In [188]:
#!pip install gym
#!pip install pygame

In [189]:
import gym
import numpy as np
import time

In [190]:
def epsilon_greedy_policy(state, Q, epsilon=0.1):
    explore = np.random.binomial(1, epsilon)
    if explore:
        action = env.action_space.sample()
    else:
        action = np.argmax(Q[state])
    return action

In [191]:
def get_learning_rate(t, min_rate=0.1):
    learning_step = 25
    return max(min_rate, min(1, 1.0 - np.log10((t+1)/learning_step)))

In [192]:
def get_epsilon(t, min_epsilon=0.01):
    epsilon_step = 35
    return max(min_epsilon, min(1, 1.0 - np.log10((t+1)/epsilon_step)))

In [193]:
def q_learning(state, Q, episode):
    '''
    Inicializar Q(s, a) arbitrariamente ∀s ∈ S, a ∈ A(s)
    Repetir:
        Inicializar s
        done ← False
        Repetir hasta done:
            Con probabilidad ε hacer: (* estrategia ε-greedy *)
                explore: a ← sample(A(s))
                exploit: a ← arg m ́ax Q(s, ·)
            s′, r , done ← step(a)
            Q(s, a) ← Q(s, a) + α(r + γ max Q(s′, ·) − Q(s, a))
            s ← s′
    '''
   
    done = False
    gamma = 0.999
    while not done:
        alpha = get_learning_rate(episode)
        epsilon = get_epsilon(episode)
        action = epsilon_greedy_policy(state, Q, epsilon)
        obs, reward, done, info, _ = env.step(action)
        current_Q_value = Q[state][action]
        discrete_obs = get_state(obs)
        Q[state][action] = current_Q_value + alpha*(reward + gamma*np.max(Q[discrete_obs][:]) - current_Q_value)
        state = discrete_obs

In [194]:
def optimal_policy(state, Q):
    action = np.argmax(Q[state])
    return action

# Discretizacion de variables de la observación

Como la posicion del carrito y su aceleracion no son tan relevantes como la posicion de la barra y su velocidad, se discretizan utilizando una menor cantidad de contenedores de mayor tamaño Por otro lado, tanto la aceleración angular como el ángulo del poste son las variables de mayor importancia, son los que van a variar con una mayor velocidad.
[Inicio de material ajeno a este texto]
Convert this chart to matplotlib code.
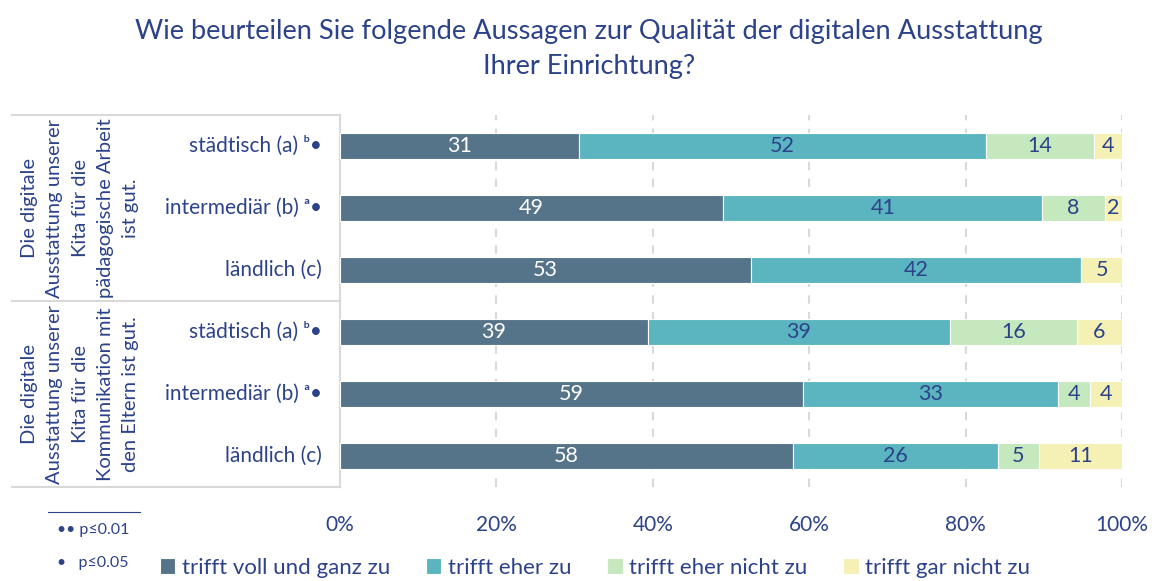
import matplotlib.pyplot as plt
import numpy as np

plt.rcParams['font.family'] = ['Lato', 'DejaVu Sans']

# categories (top to bottom)
rows = ['städtisch (a) ᵇ•', 'intermediär (b) ᵃ•', 'ländlich (c)',
        'städtisch (a) ᵇ•', 'intermediär (b) ᵃ•', 'ländlich (c)']
groups = ['Die digitale\nAusstattung unserer\nKita für die\npädagogische Arbeit\nist gut.',
          'Die digitale\nAusstattung unserer\nKita für die\nKommunikation mit\nden Eltern ist gut.']

# shares in percent
voll = [30.6, 49.0, 52.6, 39.4, 59.2, 57.9]
eher = [52.0, 40.8, 42.2, 38.6, 32.6, 26.2]
eher_nicht = [13.8, 8.0, 0.0, 16.2, 4.1, 5.3]
gar_nicht = [3.6, 2.2, 5.2, 5.8, 4.1, 10.6]

series = [voll, eher, eher_nicht, gar_nicht]
names = ['trifft voll und ganz zu', 'trifft eher zu', 'trifft eher nicht zu', 'trifft gar nicht zu']
colors = ['#567489', '#5BB5C0', '#C5E8BE', '#F5F0B3']
navy = '#2C4289'

fig = plt.figure(figsize=(11.52, 5.81), dpi=100)
ax = fig.add_axes([340 / 1152, 1 - 487 / 581, 782 / 1152, 372 / 581])

y = np.arange(len(rows))
left = np.zeros(len(rows))
for i, (vals, name, col) in enumerate(zip(series, names, colors)):
    vals = np.array(vals)
    ax.barh(y, vals, left=left, height=0.42, color=col, edgecolor='white',
            linewidth=0.8, label=name, zorder=3)
    for yy, l, v in zip(y, left, vals):
        if v > 0:
            ax.text(l + v / 2, yy, str(int(round(v))), ha='center', va='center',
                    fontsize=15.5, color='white' if i == 0 else navy, zorder=4)
    left += vals

ax.set_xlim(0, 100)
ax.set_ylim(5.5, -0.5)
ax.set_xticks([0, 20, 40, 60, 80, 100])
ax.set_xticklabels(['0%', '20%', '40%', '60%', '80%', '100%'], fontsize=15, color=navy)
ax.tick_params(axis='x', length=0, pad=20)
ax.set_yticks([])
for s in ['top', 'right', 'bottom']:
    ax.spines[s].set_visible(False)
ax.spines['left'].set_color('#D9D9D9')
ax.spines['left'].set_linewidth(1.5)
ax.grid(axis='x', color='#D9D9D9', linestyle=(0, (4, 4)), linewidth=1.5, zorder=0)

# row labels
for yy, lab in zip(y, rows):
    ax.text(-2.3, yy, lab, ha='right', va='center', fontsize=15, color=navy)

# table lines on the left
for yl in [115, 301, 487]:
    fig.add_artist(plt.Line2D([12 / 1152, 340 / 1152], [1 - yl / 581] * 2,
                              color='#D9D9D9', linewidth=1.5))

# group labels
for yc, g in zip([208, 394], groups):
    fig.text(80 / 1152, 1 - yc / 581, g, rotation=90, ha='center', va='center',
             multialignment='center', fontsize=14.5, color=navy, linespacing=1.58)

fig.text(589 / 1152, 1 - 49 / 581,
         'Wie beurteilen Sie folgende Aussagen zur Qualität der digitalen Ausstattung\nIhrer Einrichtung?',
         ha='center', va='center', fontsize=19.6, color=navy, linespacing=1.5)

# footnote
fig.add_artist(plt.Line2D([48 / 1152, 140 / 1152], [1 - 512 / 581] * 2, color=navy, linewidth=0.8))
fig.text(57 / 1152, 1 - 530 / 581, '•• p≤0.01', ha='left', va='center', fontsize=11.5, color=navy)
fig.text(57 / 1152, 1 - 563 / 581, '•   p≤0.05', ha='left', va='center', fontsize=11.5, color=navy)

fig.legend(loc='center', bbox_to_anchor=(595 / 1152, 1 - 568 / 581), ncol=4, frameon=False,
           fontsize=16, labelcolor=navy, handlelength=0.7, handleheight=0.7,
           handletextpad=0.3, columnspacing=1.6)

fig.savefig('out.png', dpi=100)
Por lo tanto, se discretizan con una mayor cantidad de contenedores de menor tamaño.

In [209]:
import sys
cart_position_bins, cart_pos_step = np.linspace(-2.4, 2.4, 6, retstep=True)
cart_acc_bins, cart_acc_step = np.linspace(-10, 10, 3, retstep=True)
pole_angle_bins, pole_angle_step = np.linspace(-.2095,.2095, 12, retstep=True)
angular_acc_bins, angular_acc_step = np.linspace(-1000, 1000, 6, retstep=True)
print("cart_pos_step: ", cart_pos_step)
print("cart_acc_step: ", cart_acc_step)
print("pole_angle_step: ", pole_angle_step)
print("angular_acc_step: ", angular_acc_step)

cart_pos_step:  0.96
cart_acc_step:  10.0
pole_angle_step:  0.03809090909090909
angular_acc_step:  400.0


In [196]:
def get_state(obs):
    cart_pos = np.digitize(obs[0], cart_position_bins)
    cart_acc = np.digitize(obs[1], cart_acc_bins)
    pole_ang = np.digitize(obs[2], pole_angle_bins)
    ang_acc = np.digitize(obs[3], angular_acc_bins)
    state = tuple([cart_pos, cart_acc, pole_ang, ang_acc])
    return state

In [197]:
state = get_state(np.array([-1.4, 0.11, -0.100, 200]))
state

(2, 3, 3, 4)

In [198]:
position_bins_count = cart_position_bins.size + 1
acc_bins_count = cart_acc_bins.size + 1
angle_bins_count = pole_angle_bins.size + 1
angular_acc_bins_count = angular_acc_bins.size + 1
print("Valid cart position bins: 0 - ", position_bins_count - 1)
print("Valid cart acceleration bins: 0 - ", acc_bins_count - 1)
print("Valid pole angle bins: 0 - ", angle_bins_count - 1)
print("Valid pole acceleration bins: 0 - ", angular_acc_bins_count - 1)
Q = np.random.random((position_bins_count,acc_bins_count,angle_bins_count,angular_acc_bins_count,2))
Q.shape

Valid cart position bins: 0 -  6
Valid cart acceleration bins: 0 -  6
Valid pole angle bins: 0 -  12
Valid pole acceleration bins: 0 -  8


(7, 7, 13, 9, 2)

In [210]:
env = gym.make('CartPole-v1', new_step_api=True)
done = False
max_episodes = 550
for i in range(max_episodes):
    if i % 100 == 0:
        print('episode: ', i)
    obs = env.reset()
    q_learning(get_state(obs), Q, i)
env.close()

episode:  0
episode:  100
episode:  200
episode:  300
episode:  400
episode:  500


# Ejecución con la policy óptima

In [211]:
time.sleep(1)
max_reward = 475
env = gym.make('CartPole-v1', new_step_api=True)
tries = 100
rewards = np.zeros(tries)
print("Playing optimal policy")
for i in range(tries):
    episode_reward= 0
    obs = env.reset()
    done = False
    while not done and episode_reward < max_reward:
        state = get_state(obs)
        action = optimal_policy(state, Q)
        obs, reward, done, info, _ = env.step(action)
        episode_reward += reward
        #print('->', reward, obs, done)
    rewards[i] = episode_reward
env.close()
print("Average reward: ", np.mean(rewards))

Playing optimal policy
Average reward:  198.36